A photo collage of Donald Trump and court documents
Former President Donald Trump.
  • Donald Trump's criminal case for holding onto classified documents has been dismissed.
  • The judge ruled that the appointment of Jack Smith as special prosecutor was unconstitutional.
  • The decision will almost certainly be appealed and may reach the Supreme Court.

The federal judge overseeing former President Trump's criminal case for hoarding classified documents in Mar-a-Lago has dismissed the charges against him.

US District Judge Aileen Cannon — who was appointed to the bench by Trump while he was president — ruled Monday that the appointment of Justice Department Special Counsel Jack Smith, who is overseeing the prosecution, was unconstitutional.

The case was widely perceived to be the most straightforward of Trump's four criminal cases.
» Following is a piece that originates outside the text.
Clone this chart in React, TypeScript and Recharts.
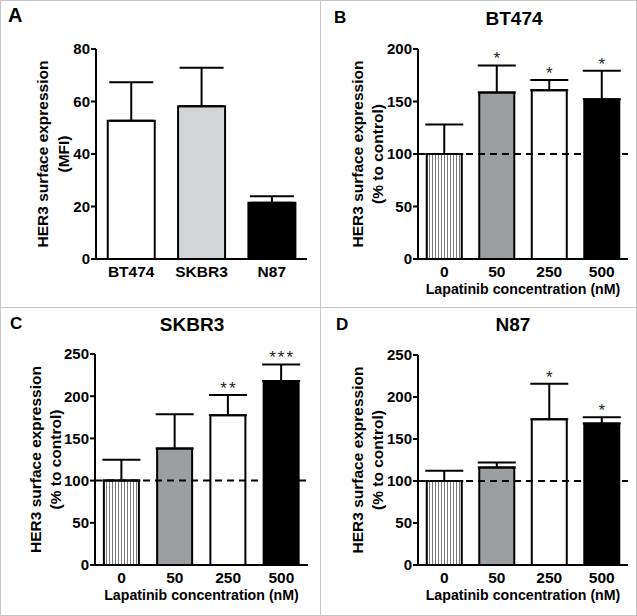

Smith alleged that Trump took documents containing government secrets when he left the White House in January of 2021, storing many of them at his Mar-a-Lago club, where he lives.

Trump then repeatedly stonewalled federal agencies who tried to get the documents back, and directed his employees to lie and mislead federal investigators, prosecutors allege — leading to a dramatic FBI raid at Mar-a-Lago in 2022.

Cannon's 93-page ruling Monday doesn't call any of those events into question. Rather, the Florida judge ruled that the appointment of Smith violated the US Constitition's appointments clause.

His Special Counsel role was created by Justice Department regulations. But someone with his legal powers needs to be given his powers by Congress, she wrote.

The only way to fix this, Cannon wrote, was to dismiss the indictment against Trump.

"For more than 18 months, Special Counsel Smith's investigation and prosecution has been financed by substantial funds drawn from the Treasury without statutory authorization, and to try to rewrite history at this point seems near impossible," Cannon wrote.

On Truth Social, Trump — recovering from an injury after he was shot in the ear by a would-be assassin Saturday — wrote that all four criminal cases against him should be dismissed, along with E. Jean Carroll's sexual abuse and defamation claims against him.

"As we move forward in Uniting our Nation after the horrific events on Saturday, this dismissal of the Lawless Indictment in Florida should be just the first step, followed quickly by the dismissal of ALL the Witch Hunts," he wrote.

Trump claimed without evidence that the cases were coordinated by the Justice Department and political in nature, even though the Manhattan and Georgia indictments were brought by local prosecutors, and a jury found Trump liable for sexually abusing Carroll and defaming her in a civil trial.

Cannon's Monday decision will almost certainly be appealed to the 11th Circuit Court of Appeals and, after that, could be taken up by the US Supreme Court.

The legality of Justice Department special counsels has been the subject of some debate over the past two decades. The statute that governed the so-called independent counsels during the Iran-Contra affair during Ronald Reagan's presidency and the Whitewater controversy during Bill Clinton's presidency expired in 1999. Since then, the US Attorney General has appointed special counsels with less authority while relying on internal Justice Department regulations.

Defense lawyers in special counsel investigations have routinely argued the appointment of these newer special counsels is unconstitutional. Special counsels can empanel grand juries and bring indictments in any district in the country, effectively making them the kind of "Officer of the United States" as described by the Constitution's Appointments Clause that needs to be funded and given powers by Congress, they argue. This Justice Department has argued that the arrangement is permissible because special counsels are appointed and overseen by the Attorney General, who does have those powers.

In her ruling, Cannon took a broadside at the executive branch at large, writing that federal agencies in general should be cautious of appointing special counsels under their own internal regulations.

"In the end, it seems the Executive's growing comfort in appointing 'regulatory' special counsels in the more recent era has followed an ad hoc pattern with little judicial scrutiny," she wrote.

When the US Supreme Court heard arguments on presidential immunity earlier this year, some legal groups and Trump's allies urged the court to consider special counsels as well.

The Supreme Court ultimately didn't hear arguments on the issue — although it found sweeping presidential immunity powers in criminal cases — but Supreme Court Justice Clarence Thomas wrote in a concurring opinion that he would find many types of special counsels unconstitutional.

None of the other eight justices signed onto Thomas's opinion. And lower courts have routinely upheld the legality of special counsels in cases involving Robert Mueller and others.

Cannon's decision may end up being good news for Hunter Biden, who was convicted of gun-related crimes last month in a case brought by Special Counsel David Weiss. His lawyers had signaled that, on appeal, they would challenge the legality of appointing a special counsel in the first place.

This story is breaking and will be updated.